Beretta, always a heavy barreled gun in the recent versions, seems to have recognized this fact and does not sell their gun sporter models in 32″ versions. The gun would balance like a pig on a snow shovel. Browning, as you found out, does.
In England and in New England, one of the most popular sporting clays guns is the Miroku M-38 or older M-3800. This is nothing more than the Browning Citori’s sister brand (Citoris are made in the Miroku factory), but with non-screw choke light weight barrels (remember those, you old timers) meant for the English market. This gun is most popular in the 32″ version because it is light and lively. Beautifully balanced, it approaches the that paradigm of balance, the Fabrique Nationale Belgian Browning.
What is the difference between the Ultra 32″ and the Miroku M-38 32″? Partially, it is due to the added weight of those screw chokes and also to the factory “backboring”. If you remove the chokes from your gun and then feel its balance, you will see what your gun was meant to feel like. The other cause of the Ultra’s nose heaviness is the fact that the Ultra is factory “backbored”. The barrels have been made with an increased interior diameter of about .742″, compared to the old .725″. However, the original barrel wall thickness has been retained so now there is just plain more metal in the barrels. Aftermarket backboring reduces barrel weight. Factory “backboring” increases it. Factory “backboring” may be a great advertising ploy, but it sure doesn’t do much for the dynamics of the gun.
What to do? As I see it, you have three choices: 1) start lifting weights; 2) sell it to someone really strong, or; 3) try adding a bit of weight to the stock. Two or three ounces of lead sinkers in the bolt hole beneath the recoil pad can sometimes do wonders for a nose heavy gun.

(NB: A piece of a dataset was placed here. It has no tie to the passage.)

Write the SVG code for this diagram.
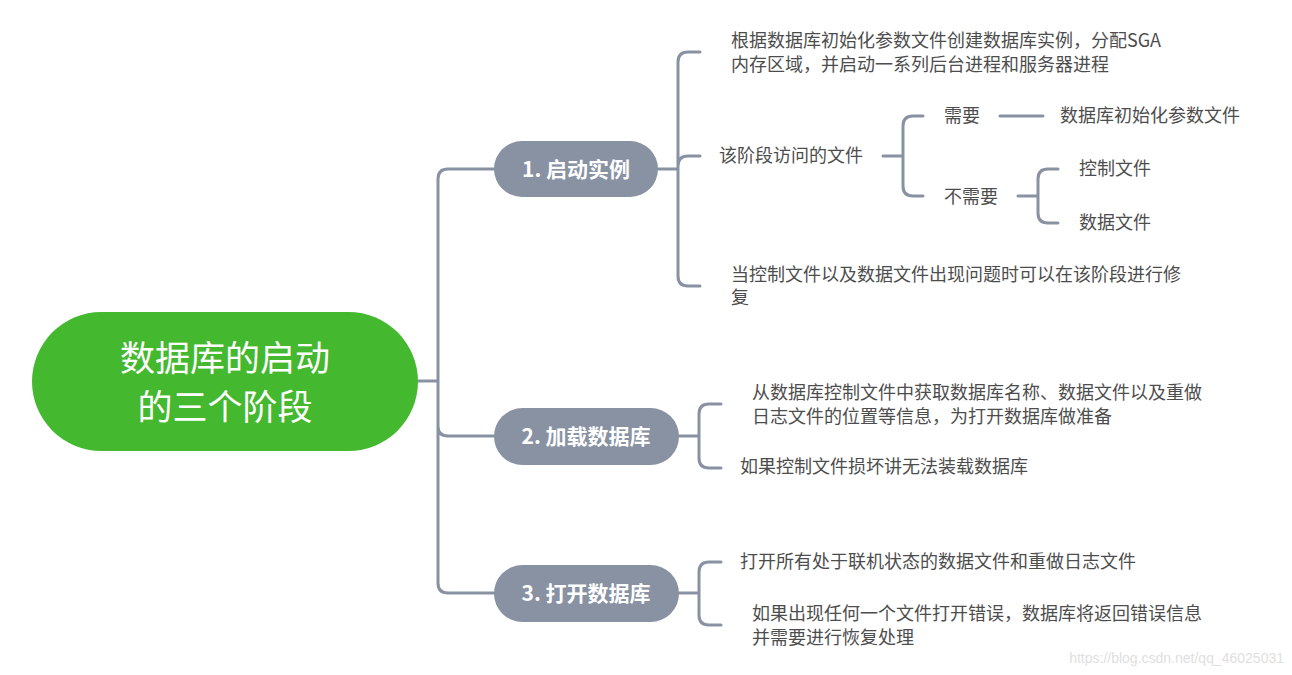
<svg xmlns="http://www.w3.org/2000/svg" width="1292" height="675" viewBox="0 0 1292 675">
<style>
.c{fill:none;stroke:#8892a3;stroke-width:3;stroke-linecap:round;stroke-linejoin:round}
.t{font-family:"Noto Sans CJK SC","Liberation Sans",sans-serif;font-size:18px;fill:#4d4d4d}
.b{font-family:"Noto Sans CJK SC","Liberation Sans",sans-serif;font-size:21px;font-weight:bold;fill:#fff;text-anchor:middle}
.n{fill:#8892a3}
</style>
<rect width="1292" height="675" fill="#fff"/>
<g id="connectors">
<path class="c" d="M418 381H438M494 169H448Q438 169 438 179V583Q438 593 448 593H494M438 426Q438 436 448 436H494"/>
<path class="c" d="M658 169H678M700 52H688Q678 52 678 62V276Q678 286 688 286H700M678 166Q678 156 688 156H700"/>
<path class="c" d="M883 156H903M923 116H913Q903 116 903 126V186Q903 196 913 196H923"/>
<path class="c" d="M1000 116H1043"/>
<path class="c" d="M1018 196H1038M1058 169H1048Q1038 169 1038 179V213Q1038 223 1048 223H1058"/>
<path class="c" d="M679 436H699M721 404H709Q699 404 699 414V458Q699 468 709 468H721"/>
<path class="c" d="M679 593H699M721 562H709Q699 562 699 572V615Q699 625 709 625H721"/>
</g>
<g id="root"><rect x="32" y="312" width="386" height="139" rx="69.5" fill="#44b82e"/>
<text font-family="Noto Sans CJK SC,sans-serif" font-size="35" fill="#fff" text-anchor="middle"><tspan x="225" y="371">数据库的启动</tspan><tspan x="225" y="420">的三个阶段</tspan></text></g>
<g id="n1"><rect class="n" x="494" y="141" width="164" height="56" rx="28"/><text class="b" x="576" y="177">1. 启动实例</text></g>
<g id="n2"><rect class="n" x="494" y="408" width="185" height="57" rx="28.5"/><text class="b" x="586" y="444">2. 加载数据库</text></g>
<g id="n3"><rect class="n" x="494" y="565" width="185" height="57" rx="28.5"/><text class="b" x="586" y="601">3. 打开数据库</text></g>
<g id="n1a"><text class="t"><tspan x="731" y="47">根据数据库初始化参数文件创建数据库实例，分配SGA</tspan><tspan x="731" y="71">内存区域，并启动一系列后台进程和服务器进程</tspan></text></g>
<g id="n1b"><text class="t" x="719" y="162">该阶段访问的文件</text></g>
<g id="n1b1"><text class="t" x="944" y="122">需要</text></g>
<g id="n1b1a"><text class="t" x="1060" y="122">数据库初始化参数文件</text></g>
<g id="n1b2"><text class="t" x="944" y="203">不需要</text></g>
<g id="n1b2a"><text class="t" x="1079" y="175">控制文件</text></g>
<g id="n1b2b"><text class="t" x="1079" y="229">数据文件</text></g>
<g id="n1c"><text class="t"><tspan x="731" y="281">当控制文件以及数据文件出现问题时可以在该阶段进行修</tspan><tspan x="731" y="304">复</tspan></text></g>
<g id="n2a"><text class="t"><tspan x="752" y="399">从数据库控制文件中获取数据库名称、数据文件以及重做</tspan><tspan x="752" y="423">日志文件的位置等信息，为打开数据库做准备</tspan></text></g>
<g id="n2b"><text class="t" x="740" y="473">如果控制文件损坏讲无法装载数据库</text></g>
<g id="n3a"><text class="t" x="740" y="568">打开所有处于联机状态的数据文件和重做日志文件</text></g>
<g id="n3b"><text class="t"><tspan x="752" y="620">如果出现任何一个文件打开错误，数据库将返回错误信息</tspan><tspan x="752" y="644">并需要进行恢复处理</tspan></text></g>
<text x="1284" y="663" text-anchor="end" font-family="Liberation Sans,sans-serif" font-size="14" fill="#e0e0e0">https://blog.csdn.net/qq_46025031</text>
</svg>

One last thought. You COULD backbore the barrels to remove weight. This gets involved as you would have to relabel and recut some chokes as well as convince someone to do it. Machine shops hate to backbore screw choked guns because they can lose choke skirt clearance on the choke tubes. Some shops will attempt it, some will not. Briley would not as of about six months ago, but they may have changed their minds.
I wish that I had some better answers for you. Perhaps someone else does, but that is the way that I see it.